The group analyzes a small sample of recyclable materials from Detroit that get sent to Materials Recovery Facility. The recycling building can process up to 20 tons per hour from curbside recycling programs, commercial and industrial businesses, and items dropped off.
Multi-family buildings like apartment complexes and condominiums, and commercial buildings are complicated in their own right.
It wasn’t until 2020 that Detroit began offering recycling to multi-family units through a grant from EGLE that allowed the city to purchase recycling trucks and containers. An 18 gallon interior bin is free, a 96 gallon recycling bin is $450 per year, and a 450 gallon recycling dumpster is $900 per year. Residential condominiums, however, are not eligible for the service.
Approximately 63% of Michigan’s trash comes from the commercial and institutional sectors, according to the NextCycle report.
Kraus said the city doesn’t have information on the number of multi-family buildings that recycle. Many contract with private waste management companies.
“The city is working to increase our outreach to multifamily property owners in partnership with Green Living Science,” Kraus said.
Previously, Jakub, co-chair of the recycling and waste reduction committee, was working on an ordinance to make it mandatory for commercial buildings to recycle, but now she said they are working with the city on a “universal recycling ordinance.”

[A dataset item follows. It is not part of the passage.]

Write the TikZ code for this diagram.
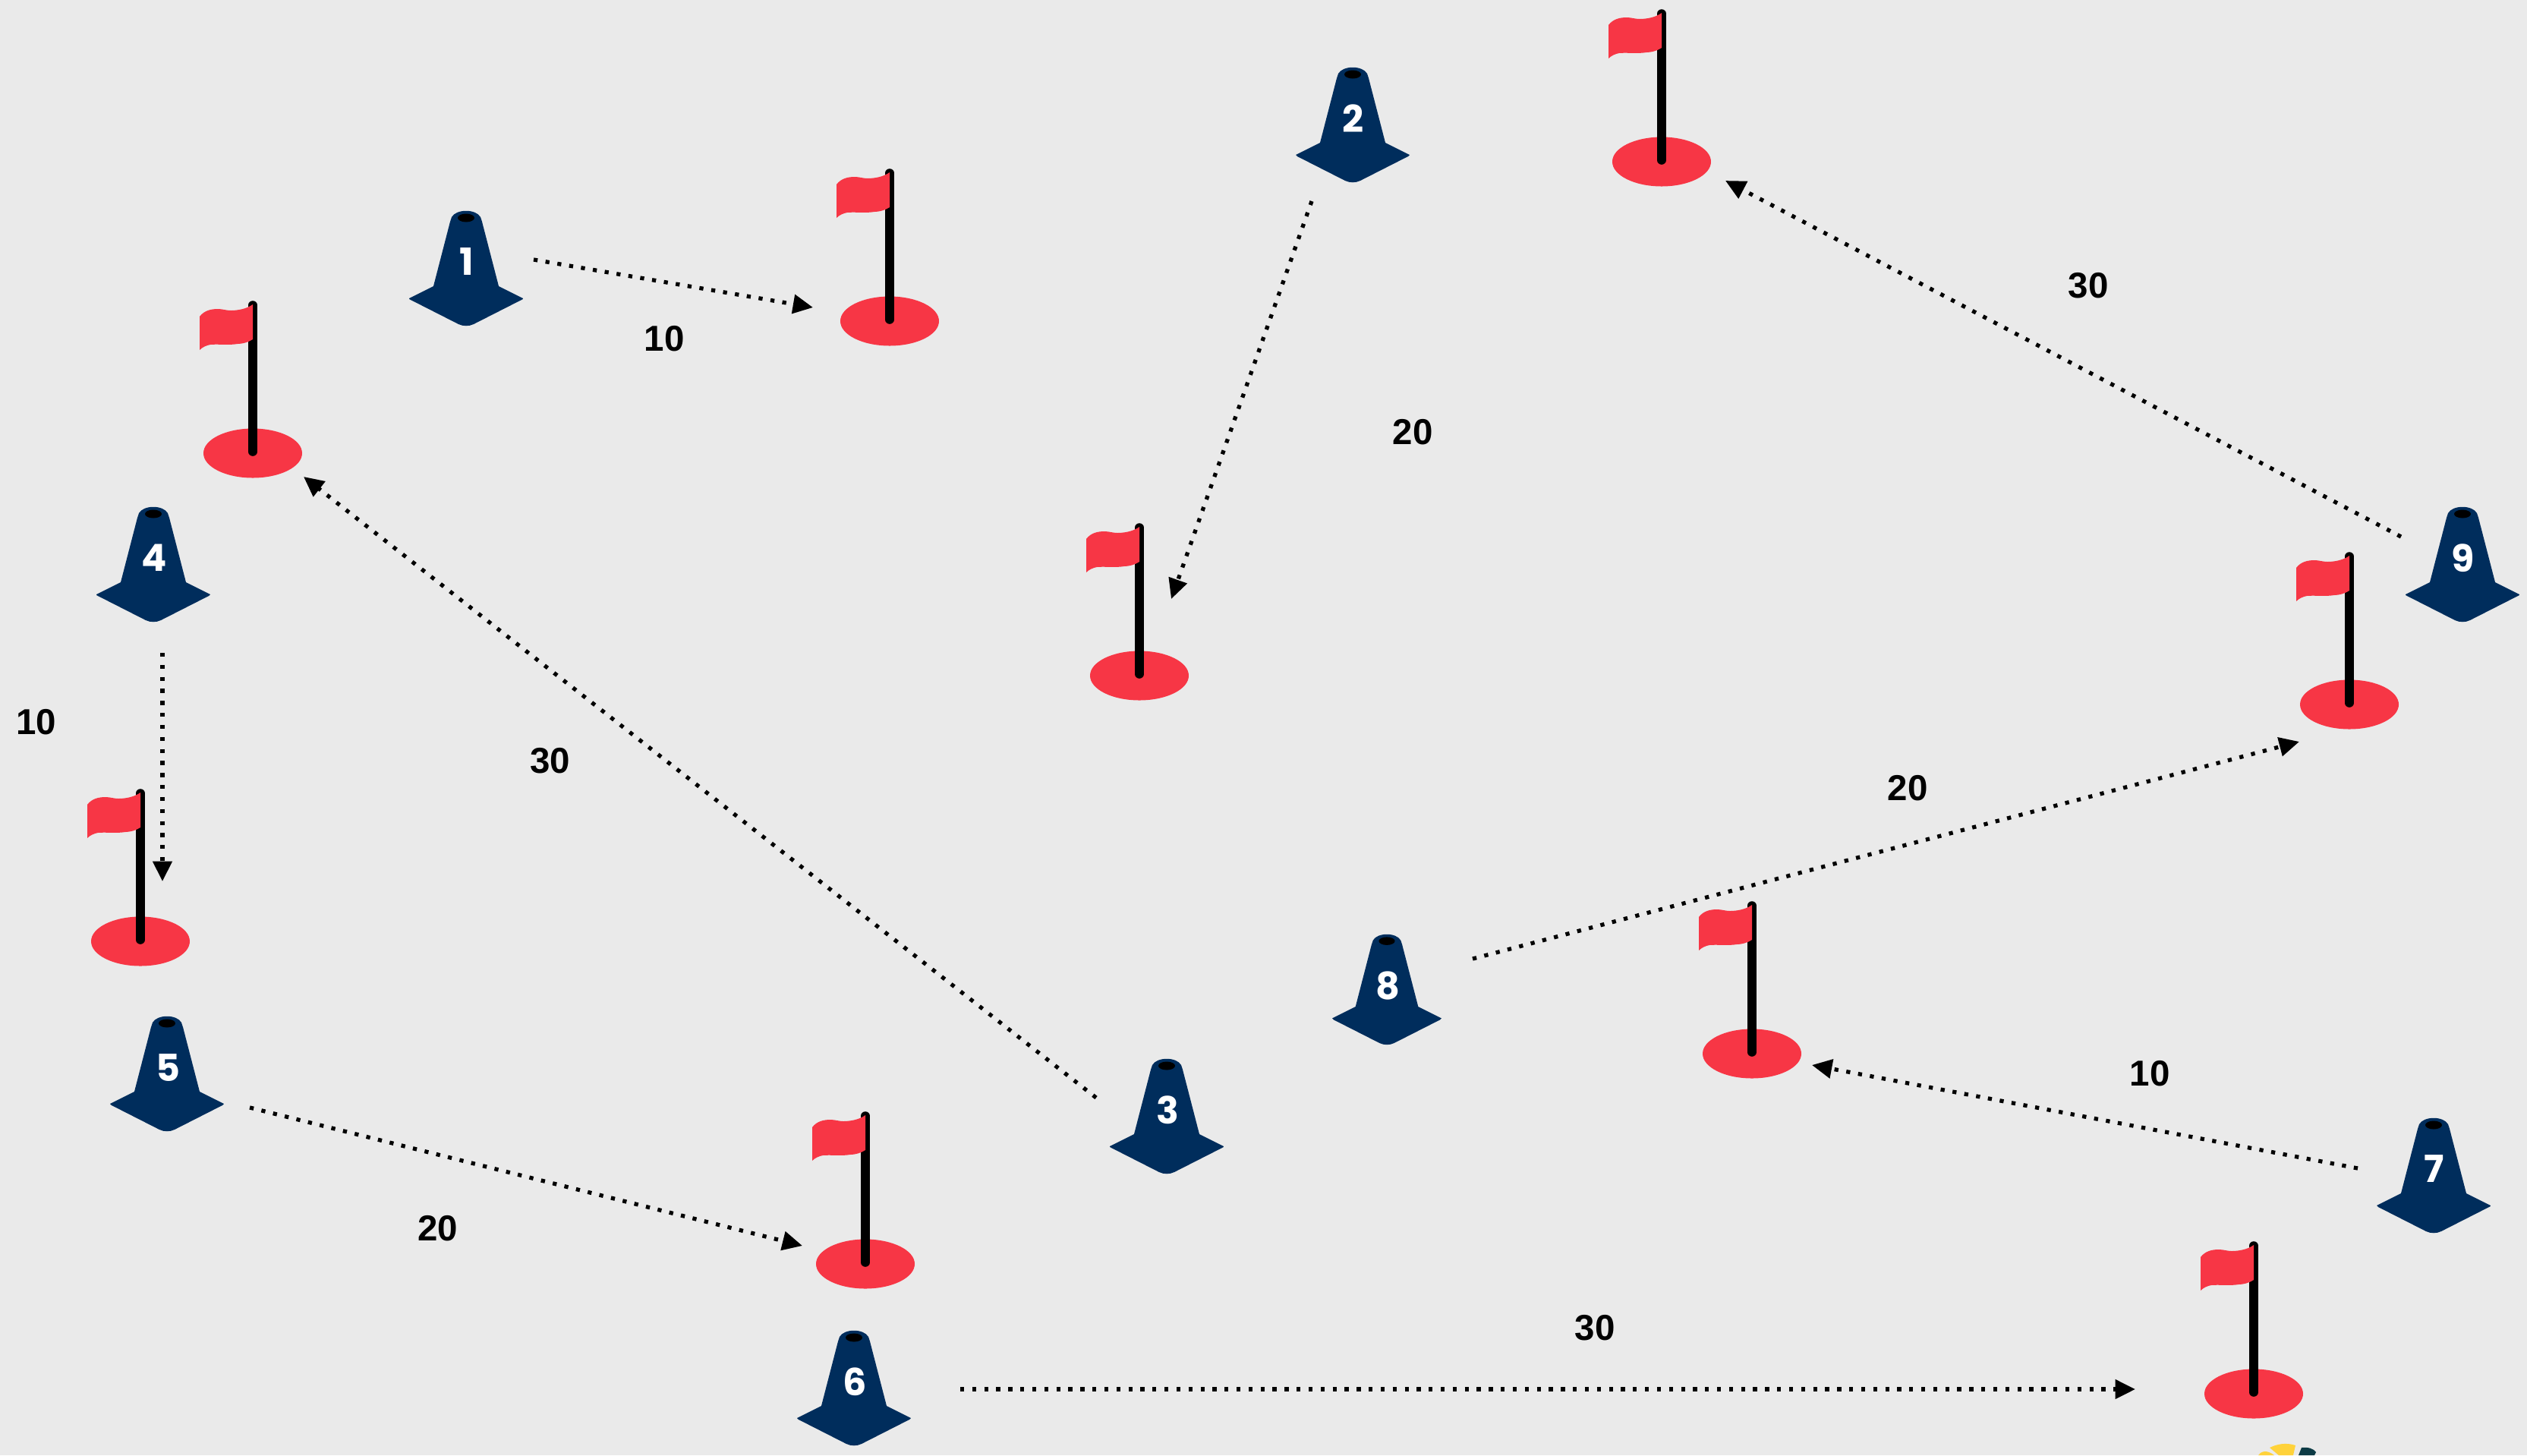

There are several challenges with commercial recycling in Michigan, she said, including waste-haulers that do not accept single stream recycling, downtown buildings designed for only one waste stream and a mismatch between the sideloading design of city waste trucks and certain facilities.
Last year, residents and community members piloted a community-led composting initiative in a few Detroit neighborhoods.
When the compost pilot was completed last year, the leaders presented the findings to Detroit to inform what a citywide composting program could look like.
According to the report from the Global Alliance for Incinerator Alternatives (GAIA), which helped lead the pilot, with better waste management policies Detroit could reduce its harmful greenhouse gas emissions by 102%, or equal to a year of energy use for approximately 50,000 homes.
“Everyone wants to see curbside composting happen, we just don’t have the facility necessary to be able to do a really broad composting campaign from the municipal level,” said Kraus at the city. “It’s not always so cut and dry as ‘oh, we’ll put food waste in our yard waste.’”
Food waste is the most common item found in landfills, according to the U.S. Environmental Protection Agency, comprising 24% of landfill materials and 22% of combusted municipal solid waste.
“So what we’re trying to focus on is engaging with the smaller community farms and urban gardens that are already composting and provide some drop off sites,” said Kraus, adding the city has applied for several grants in the last few years to try and support that work.
“Highest and best use for food scraps is to keep it as local as possible,” added Kraus, explaining that if the city collected compost and shipped it off to a nearby suburb it wouldn’t be ideal, for example.
In 2021, a little more than 2,000 metric tons of material was diverted by grassroots-led composting initiatives, according to the GAIA report.
“We’re trying to really build up the decentralized composting scene,” said Kraus. The city, she said, doesn’t want to “hinder the growth of the decentralized and backyard composting movement” in Detroit.